**** Available records

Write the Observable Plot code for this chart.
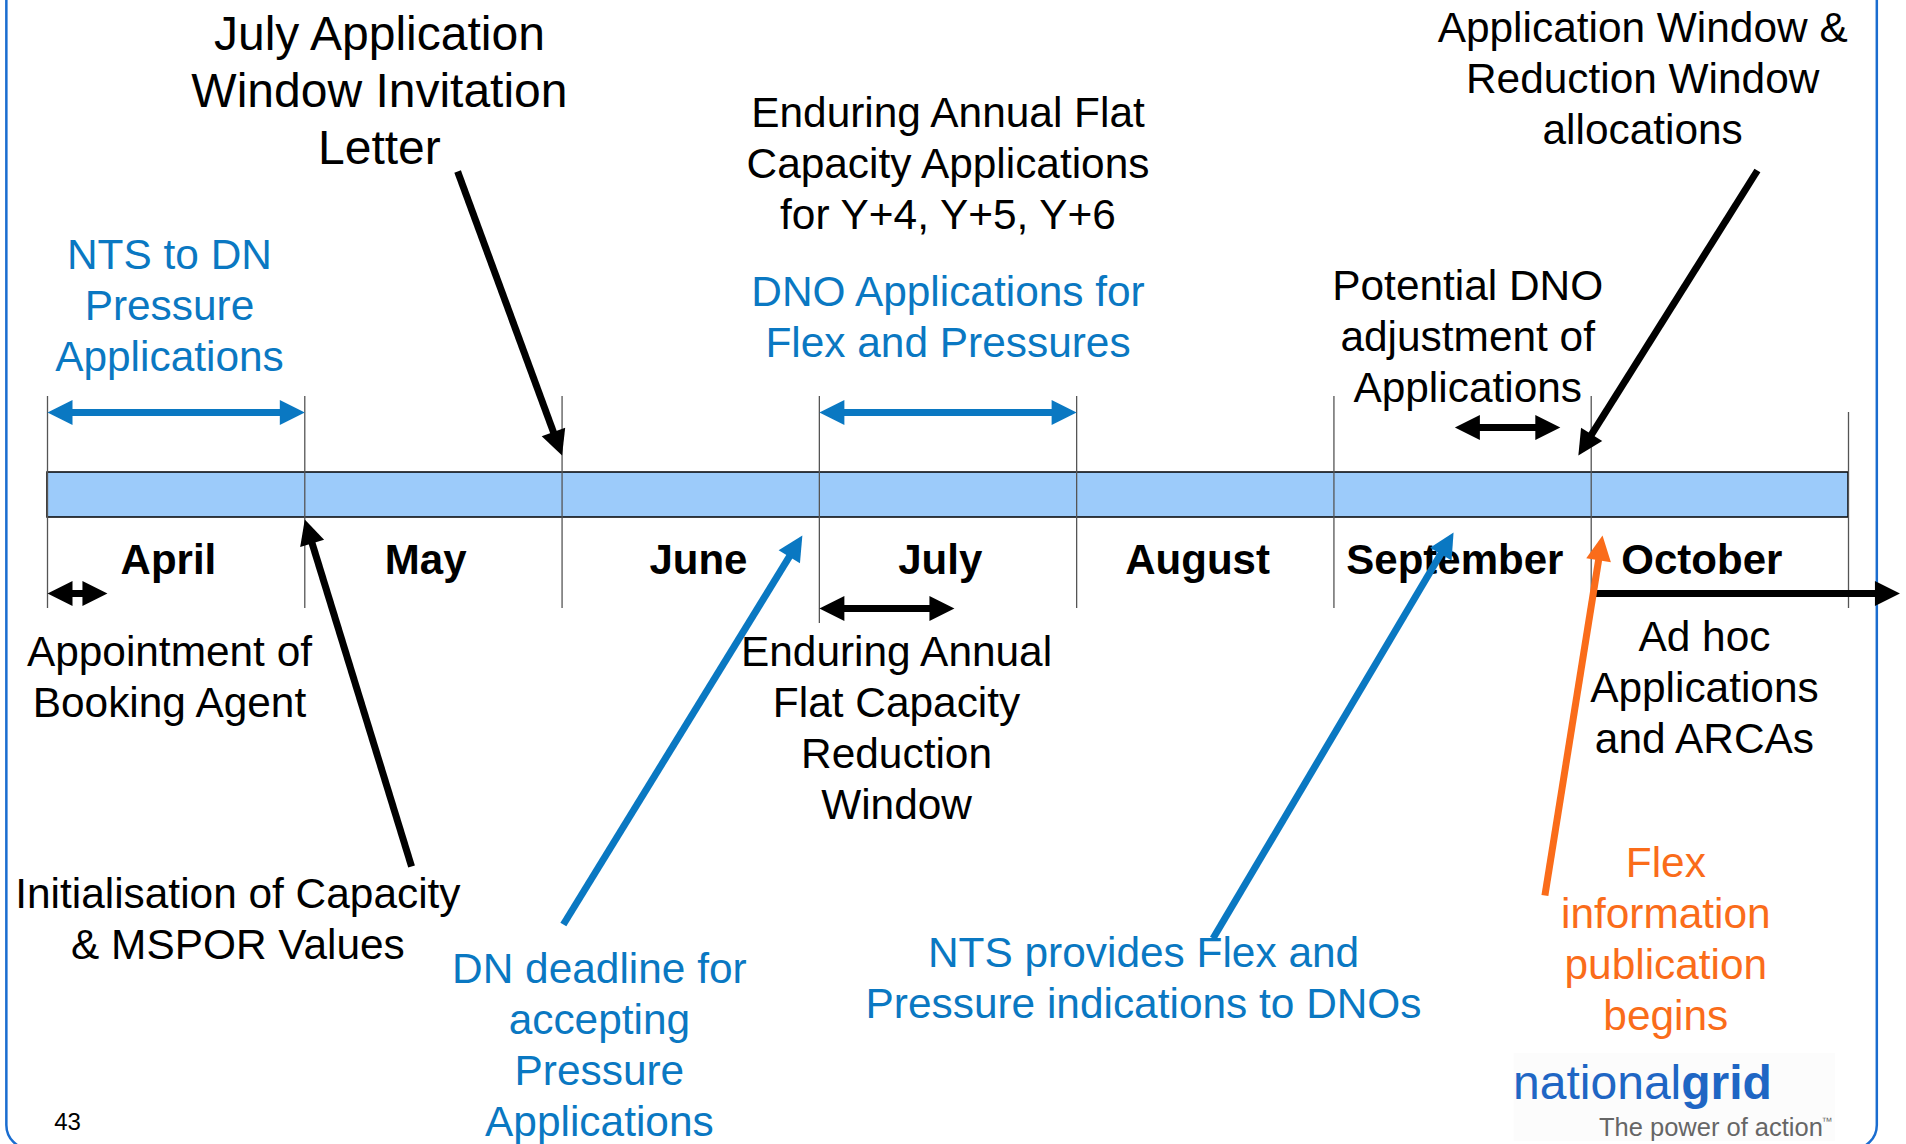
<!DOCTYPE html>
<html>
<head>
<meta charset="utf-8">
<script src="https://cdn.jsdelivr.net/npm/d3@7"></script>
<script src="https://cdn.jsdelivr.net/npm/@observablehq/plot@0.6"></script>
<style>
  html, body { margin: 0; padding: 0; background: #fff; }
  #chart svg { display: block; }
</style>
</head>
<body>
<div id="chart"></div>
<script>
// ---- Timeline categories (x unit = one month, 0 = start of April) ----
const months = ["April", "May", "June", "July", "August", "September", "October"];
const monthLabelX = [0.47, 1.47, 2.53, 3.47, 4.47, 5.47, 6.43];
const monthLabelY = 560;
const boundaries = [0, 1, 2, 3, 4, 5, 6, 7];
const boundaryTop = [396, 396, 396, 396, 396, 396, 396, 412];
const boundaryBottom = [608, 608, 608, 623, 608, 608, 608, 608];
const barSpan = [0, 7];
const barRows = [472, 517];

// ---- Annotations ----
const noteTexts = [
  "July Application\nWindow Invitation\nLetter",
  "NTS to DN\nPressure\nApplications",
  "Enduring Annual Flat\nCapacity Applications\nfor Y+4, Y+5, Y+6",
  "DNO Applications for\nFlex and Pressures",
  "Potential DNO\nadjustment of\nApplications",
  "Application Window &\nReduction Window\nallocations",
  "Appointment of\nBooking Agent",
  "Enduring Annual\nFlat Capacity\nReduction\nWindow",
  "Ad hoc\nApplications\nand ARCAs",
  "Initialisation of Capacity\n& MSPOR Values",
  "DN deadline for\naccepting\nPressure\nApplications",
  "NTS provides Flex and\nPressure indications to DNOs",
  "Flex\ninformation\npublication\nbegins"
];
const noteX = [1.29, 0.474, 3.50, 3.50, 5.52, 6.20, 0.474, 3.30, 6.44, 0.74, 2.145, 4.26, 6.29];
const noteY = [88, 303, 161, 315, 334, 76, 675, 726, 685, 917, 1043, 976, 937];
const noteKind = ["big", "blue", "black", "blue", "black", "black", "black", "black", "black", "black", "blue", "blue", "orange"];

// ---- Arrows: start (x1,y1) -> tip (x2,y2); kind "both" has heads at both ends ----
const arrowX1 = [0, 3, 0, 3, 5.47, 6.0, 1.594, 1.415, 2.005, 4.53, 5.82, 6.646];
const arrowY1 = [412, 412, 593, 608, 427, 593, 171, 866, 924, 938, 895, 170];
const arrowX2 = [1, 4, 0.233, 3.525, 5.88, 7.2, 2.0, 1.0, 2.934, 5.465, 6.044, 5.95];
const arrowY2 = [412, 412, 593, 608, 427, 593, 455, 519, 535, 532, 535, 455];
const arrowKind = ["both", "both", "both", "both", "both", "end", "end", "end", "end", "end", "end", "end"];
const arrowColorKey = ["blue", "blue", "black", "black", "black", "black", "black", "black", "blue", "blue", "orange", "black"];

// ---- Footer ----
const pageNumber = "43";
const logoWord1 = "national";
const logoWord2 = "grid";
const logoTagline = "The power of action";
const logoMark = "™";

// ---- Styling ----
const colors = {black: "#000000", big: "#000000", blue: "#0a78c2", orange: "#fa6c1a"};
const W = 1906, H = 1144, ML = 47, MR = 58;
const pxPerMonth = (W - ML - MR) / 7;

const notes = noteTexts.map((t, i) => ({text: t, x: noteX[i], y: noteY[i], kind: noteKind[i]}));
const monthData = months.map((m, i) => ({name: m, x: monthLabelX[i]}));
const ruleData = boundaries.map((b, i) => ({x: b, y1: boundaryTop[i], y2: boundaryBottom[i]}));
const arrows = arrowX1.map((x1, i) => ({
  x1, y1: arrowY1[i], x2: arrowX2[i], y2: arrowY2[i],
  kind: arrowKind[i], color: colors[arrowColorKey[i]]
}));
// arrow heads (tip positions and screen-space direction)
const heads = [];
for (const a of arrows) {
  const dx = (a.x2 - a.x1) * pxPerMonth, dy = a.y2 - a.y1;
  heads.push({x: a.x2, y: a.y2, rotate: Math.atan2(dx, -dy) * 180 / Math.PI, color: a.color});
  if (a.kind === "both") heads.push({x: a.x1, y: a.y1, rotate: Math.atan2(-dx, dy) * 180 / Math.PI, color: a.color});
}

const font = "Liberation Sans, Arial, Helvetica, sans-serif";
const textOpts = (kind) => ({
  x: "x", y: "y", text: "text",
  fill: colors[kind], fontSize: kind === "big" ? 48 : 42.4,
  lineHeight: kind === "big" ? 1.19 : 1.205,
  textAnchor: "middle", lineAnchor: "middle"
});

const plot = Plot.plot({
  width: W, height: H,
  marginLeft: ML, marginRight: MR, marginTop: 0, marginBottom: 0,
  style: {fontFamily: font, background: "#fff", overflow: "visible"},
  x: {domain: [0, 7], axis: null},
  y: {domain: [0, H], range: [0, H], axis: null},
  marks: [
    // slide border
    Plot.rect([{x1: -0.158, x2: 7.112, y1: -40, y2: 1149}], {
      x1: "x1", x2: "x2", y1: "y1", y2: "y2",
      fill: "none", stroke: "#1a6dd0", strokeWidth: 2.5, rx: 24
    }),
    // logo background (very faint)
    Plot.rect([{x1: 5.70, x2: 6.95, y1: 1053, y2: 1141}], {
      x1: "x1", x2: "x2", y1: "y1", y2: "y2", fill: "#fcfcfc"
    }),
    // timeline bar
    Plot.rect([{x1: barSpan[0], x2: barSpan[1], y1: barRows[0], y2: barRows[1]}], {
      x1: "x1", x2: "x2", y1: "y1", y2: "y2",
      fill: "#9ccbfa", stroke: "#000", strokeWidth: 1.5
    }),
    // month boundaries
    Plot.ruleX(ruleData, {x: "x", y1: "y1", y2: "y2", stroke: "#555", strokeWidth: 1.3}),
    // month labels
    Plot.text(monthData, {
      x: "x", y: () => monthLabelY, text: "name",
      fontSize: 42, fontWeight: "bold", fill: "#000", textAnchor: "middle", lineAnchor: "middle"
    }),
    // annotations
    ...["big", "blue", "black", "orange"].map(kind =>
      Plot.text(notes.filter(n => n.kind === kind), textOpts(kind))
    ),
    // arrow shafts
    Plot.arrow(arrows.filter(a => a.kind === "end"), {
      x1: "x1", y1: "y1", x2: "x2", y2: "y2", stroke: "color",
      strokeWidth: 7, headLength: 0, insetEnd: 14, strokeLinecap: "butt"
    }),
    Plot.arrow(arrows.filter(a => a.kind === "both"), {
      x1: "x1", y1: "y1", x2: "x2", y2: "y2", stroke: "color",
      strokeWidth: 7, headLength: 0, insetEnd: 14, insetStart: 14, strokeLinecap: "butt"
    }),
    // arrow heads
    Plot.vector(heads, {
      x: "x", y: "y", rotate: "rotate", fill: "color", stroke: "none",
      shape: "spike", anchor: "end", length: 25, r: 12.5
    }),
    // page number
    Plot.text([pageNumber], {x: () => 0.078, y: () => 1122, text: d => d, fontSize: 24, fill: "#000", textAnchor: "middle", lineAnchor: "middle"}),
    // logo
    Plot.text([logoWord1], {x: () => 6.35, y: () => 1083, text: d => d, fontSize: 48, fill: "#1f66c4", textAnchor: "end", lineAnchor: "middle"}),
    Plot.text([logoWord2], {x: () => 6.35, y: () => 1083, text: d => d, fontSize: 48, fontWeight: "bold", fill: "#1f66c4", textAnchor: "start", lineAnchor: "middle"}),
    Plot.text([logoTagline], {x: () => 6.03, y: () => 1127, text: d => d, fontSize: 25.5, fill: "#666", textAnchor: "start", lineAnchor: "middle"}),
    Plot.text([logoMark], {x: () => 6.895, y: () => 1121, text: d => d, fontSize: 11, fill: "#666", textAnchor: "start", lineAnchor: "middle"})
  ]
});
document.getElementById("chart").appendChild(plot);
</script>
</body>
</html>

********
**** Available records

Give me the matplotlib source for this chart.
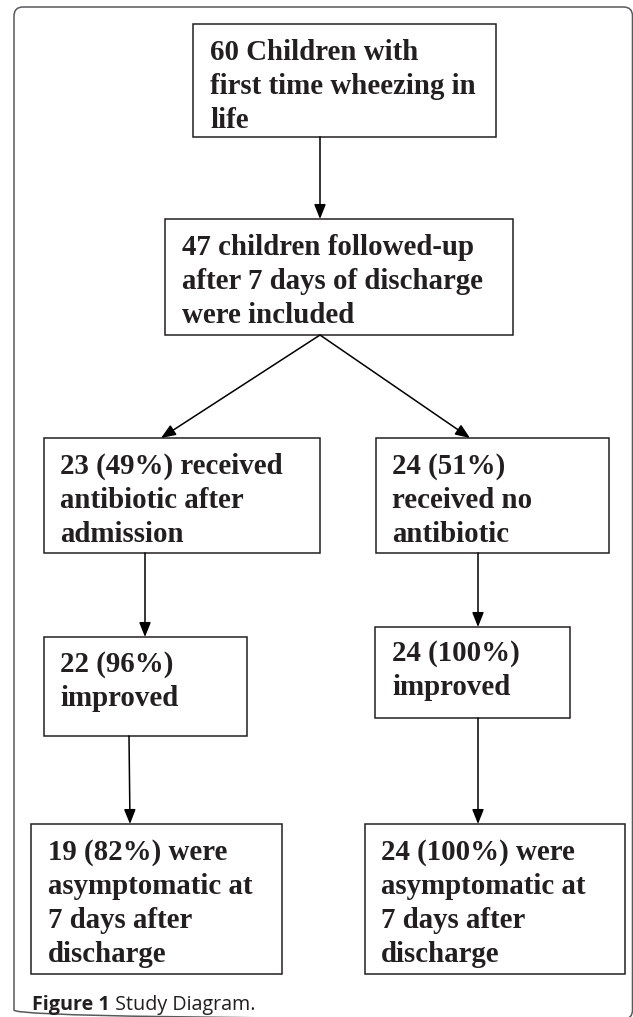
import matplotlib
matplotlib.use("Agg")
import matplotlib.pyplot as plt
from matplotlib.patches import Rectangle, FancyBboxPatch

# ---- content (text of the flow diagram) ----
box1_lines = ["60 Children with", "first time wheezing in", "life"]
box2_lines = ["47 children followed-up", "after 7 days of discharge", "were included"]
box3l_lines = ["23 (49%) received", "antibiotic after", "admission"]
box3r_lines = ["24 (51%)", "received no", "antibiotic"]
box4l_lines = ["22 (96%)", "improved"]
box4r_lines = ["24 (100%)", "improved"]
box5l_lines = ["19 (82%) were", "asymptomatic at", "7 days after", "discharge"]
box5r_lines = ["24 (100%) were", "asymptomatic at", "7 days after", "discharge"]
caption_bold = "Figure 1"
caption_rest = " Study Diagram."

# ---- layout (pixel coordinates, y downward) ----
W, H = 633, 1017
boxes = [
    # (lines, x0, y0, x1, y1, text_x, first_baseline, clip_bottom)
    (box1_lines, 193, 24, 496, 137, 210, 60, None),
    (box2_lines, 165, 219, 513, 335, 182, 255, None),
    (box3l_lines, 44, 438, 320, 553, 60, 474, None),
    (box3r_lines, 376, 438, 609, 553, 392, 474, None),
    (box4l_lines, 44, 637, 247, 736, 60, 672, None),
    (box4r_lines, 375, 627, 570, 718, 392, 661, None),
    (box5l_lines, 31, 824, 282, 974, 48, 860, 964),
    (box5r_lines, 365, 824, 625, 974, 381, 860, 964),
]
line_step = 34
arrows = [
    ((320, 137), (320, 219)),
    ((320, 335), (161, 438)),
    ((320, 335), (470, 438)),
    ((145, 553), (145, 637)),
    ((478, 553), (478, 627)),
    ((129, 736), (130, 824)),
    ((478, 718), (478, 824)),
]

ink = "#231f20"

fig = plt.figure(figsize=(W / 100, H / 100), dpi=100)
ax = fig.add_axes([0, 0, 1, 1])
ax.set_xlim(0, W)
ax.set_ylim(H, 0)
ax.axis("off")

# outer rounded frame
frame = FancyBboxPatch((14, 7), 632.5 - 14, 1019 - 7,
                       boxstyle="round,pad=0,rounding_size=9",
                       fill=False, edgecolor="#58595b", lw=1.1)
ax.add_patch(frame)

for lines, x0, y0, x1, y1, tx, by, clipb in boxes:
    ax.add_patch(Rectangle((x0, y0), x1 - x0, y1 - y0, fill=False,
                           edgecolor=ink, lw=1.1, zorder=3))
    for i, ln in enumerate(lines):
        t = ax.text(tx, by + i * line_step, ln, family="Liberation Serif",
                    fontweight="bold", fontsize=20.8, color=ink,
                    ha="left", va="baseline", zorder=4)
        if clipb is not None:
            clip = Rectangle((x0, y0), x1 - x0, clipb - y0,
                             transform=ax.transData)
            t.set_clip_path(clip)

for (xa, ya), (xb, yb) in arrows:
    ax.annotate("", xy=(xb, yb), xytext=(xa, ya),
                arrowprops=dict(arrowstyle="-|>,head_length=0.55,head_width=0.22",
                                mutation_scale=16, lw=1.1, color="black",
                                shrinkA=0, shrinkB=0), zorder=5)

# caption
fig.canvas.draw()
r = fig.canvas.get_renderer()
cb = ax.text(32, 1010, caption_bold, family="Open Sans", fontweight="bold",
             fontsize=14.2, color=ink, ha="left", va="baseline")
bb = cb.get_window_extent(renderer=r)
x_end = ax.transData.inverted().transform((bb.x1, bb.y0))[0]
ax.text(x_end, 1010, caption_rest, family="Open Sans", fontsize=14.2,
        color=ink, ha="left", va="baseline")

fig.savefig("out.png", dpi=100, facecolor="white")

********
**** Available records

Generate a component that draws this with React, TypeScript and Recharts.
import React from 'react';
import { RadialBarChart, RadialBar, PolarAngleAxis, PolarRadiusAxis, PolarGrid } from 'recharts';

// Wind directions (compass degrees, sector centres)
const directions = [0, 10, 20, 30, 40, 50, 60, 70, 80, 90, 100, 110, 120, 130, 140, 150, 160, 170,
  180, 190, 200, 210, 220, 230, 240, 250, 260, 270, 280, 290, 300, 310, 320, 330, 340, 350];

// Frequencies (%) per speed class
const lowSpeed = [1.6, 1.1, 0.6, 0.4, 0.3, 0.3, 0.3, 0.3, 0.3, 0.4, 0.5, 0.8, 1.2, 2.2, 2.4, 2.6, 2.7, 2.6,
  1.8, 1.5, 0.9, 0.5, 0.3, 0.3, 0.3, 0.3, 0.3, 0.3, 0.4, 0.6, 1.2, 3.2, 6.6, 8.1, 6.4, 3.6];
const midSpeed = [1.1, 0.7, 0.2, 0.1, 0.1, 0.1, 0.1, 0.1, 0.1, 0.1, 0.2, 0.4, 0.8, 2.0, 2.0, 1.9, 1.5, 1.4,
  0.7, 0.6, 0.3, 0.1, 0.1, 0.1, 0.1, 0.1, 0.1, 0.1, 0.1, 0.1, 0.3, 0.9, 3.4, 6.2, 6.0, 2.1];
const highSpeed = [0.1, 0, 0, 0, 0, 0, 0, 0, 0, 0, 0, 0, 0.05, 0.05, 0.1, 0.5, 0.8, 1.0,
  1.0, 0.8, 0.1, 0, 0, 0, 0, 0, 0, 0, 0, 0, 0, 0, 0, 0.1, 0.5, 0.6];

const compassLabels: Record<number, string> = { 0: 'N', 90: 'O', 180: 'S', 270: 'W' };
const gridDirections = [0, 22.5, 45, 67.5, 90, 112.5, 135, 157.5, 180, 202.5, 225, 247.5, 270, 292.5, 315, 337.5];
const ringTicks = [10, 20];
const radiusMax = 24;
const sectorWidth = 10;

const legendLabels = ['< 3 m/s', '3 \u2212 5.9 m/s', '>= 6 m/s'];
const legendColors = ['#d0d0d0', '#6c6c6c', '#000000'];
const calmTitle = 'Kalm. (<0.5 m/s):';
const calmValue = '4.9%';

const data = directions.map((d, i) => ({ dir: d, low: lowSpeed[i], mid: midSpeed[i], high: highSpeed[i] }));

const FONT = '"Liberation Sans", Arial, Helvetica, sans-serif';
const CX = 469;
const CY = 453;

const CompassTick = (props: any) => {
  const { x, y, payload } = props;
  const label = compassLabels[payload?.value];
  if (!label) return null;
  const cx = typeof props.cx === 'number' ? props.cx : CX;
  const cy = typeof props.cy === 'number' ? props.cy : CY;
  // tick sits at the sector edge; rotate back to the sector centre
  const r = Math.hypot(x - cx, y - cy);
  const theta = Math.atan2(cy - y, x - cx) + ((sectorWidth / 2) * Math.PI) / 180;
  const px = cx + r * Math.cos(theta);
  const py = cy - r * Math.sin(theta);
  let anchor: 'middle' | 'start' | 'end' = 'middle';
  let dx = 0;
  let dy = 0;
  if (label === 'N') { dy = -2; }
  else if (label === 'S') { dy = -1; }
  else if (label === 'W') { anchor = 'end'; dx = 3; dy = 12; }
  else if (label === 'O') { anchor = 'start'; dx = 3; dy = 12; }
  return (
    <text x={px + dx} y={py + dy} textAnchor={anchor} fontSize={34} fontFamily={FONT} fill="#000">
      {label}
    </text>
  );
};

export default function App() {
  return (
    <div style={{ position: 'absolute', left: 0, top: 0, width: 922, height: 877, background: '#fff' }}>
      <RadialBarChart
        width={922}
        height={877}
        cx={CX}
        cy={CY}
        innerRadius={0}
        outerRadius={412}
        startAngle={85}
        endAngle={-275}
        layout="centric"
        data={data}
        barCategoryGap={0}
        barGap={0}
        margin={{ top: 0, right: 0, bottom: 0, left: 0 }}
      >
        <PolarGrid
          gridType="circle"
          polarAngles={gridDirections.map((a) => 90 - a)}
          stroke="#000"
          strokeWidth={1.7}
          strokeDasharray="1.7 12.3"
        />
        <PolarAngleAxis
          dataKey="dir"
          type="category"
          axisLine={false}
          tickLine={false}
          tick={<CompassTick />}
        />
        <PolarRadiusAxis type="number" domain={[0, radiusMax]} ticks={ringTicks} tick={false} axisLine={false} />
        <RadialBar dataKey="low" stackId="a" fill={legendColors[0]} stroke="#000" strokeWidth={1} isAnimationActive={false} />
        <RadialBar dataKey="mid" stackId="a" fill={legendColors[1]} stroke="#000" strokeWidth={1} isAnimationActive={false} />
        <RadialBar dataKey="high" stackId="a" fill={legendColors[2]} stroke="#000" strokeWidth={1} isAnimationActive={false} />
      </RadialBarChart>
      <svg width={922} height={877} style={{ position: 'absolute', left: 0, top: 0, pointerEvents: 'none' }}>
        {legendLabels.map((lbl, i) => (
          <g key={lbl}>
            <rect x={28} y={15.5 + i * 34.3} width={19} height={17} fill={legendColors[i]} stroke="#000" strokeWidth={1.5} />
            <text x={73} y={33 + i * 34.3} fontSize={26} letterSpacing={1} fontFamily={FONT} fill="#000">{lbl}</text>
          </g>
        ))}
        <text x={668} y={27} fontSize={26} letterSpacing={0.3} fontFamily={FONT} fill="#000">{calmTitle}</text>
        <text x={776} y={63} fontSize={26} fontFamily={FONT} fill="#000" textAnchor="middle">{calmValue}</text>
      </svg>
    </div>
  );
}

********

Given problem:
Omit all pictures, then copy the lines between the ones holding "Give me the matplotlib source for this chart." and "from matplotlib.patches import", inclusive.

Solution to the exercise:
Give me the matplotlib source for this chart.
import matplotlib
matplotlib.use("Agg")
import matplotlib.pyplot as plt
from matplotlib.patches import Rectangle, FancyBboxPatch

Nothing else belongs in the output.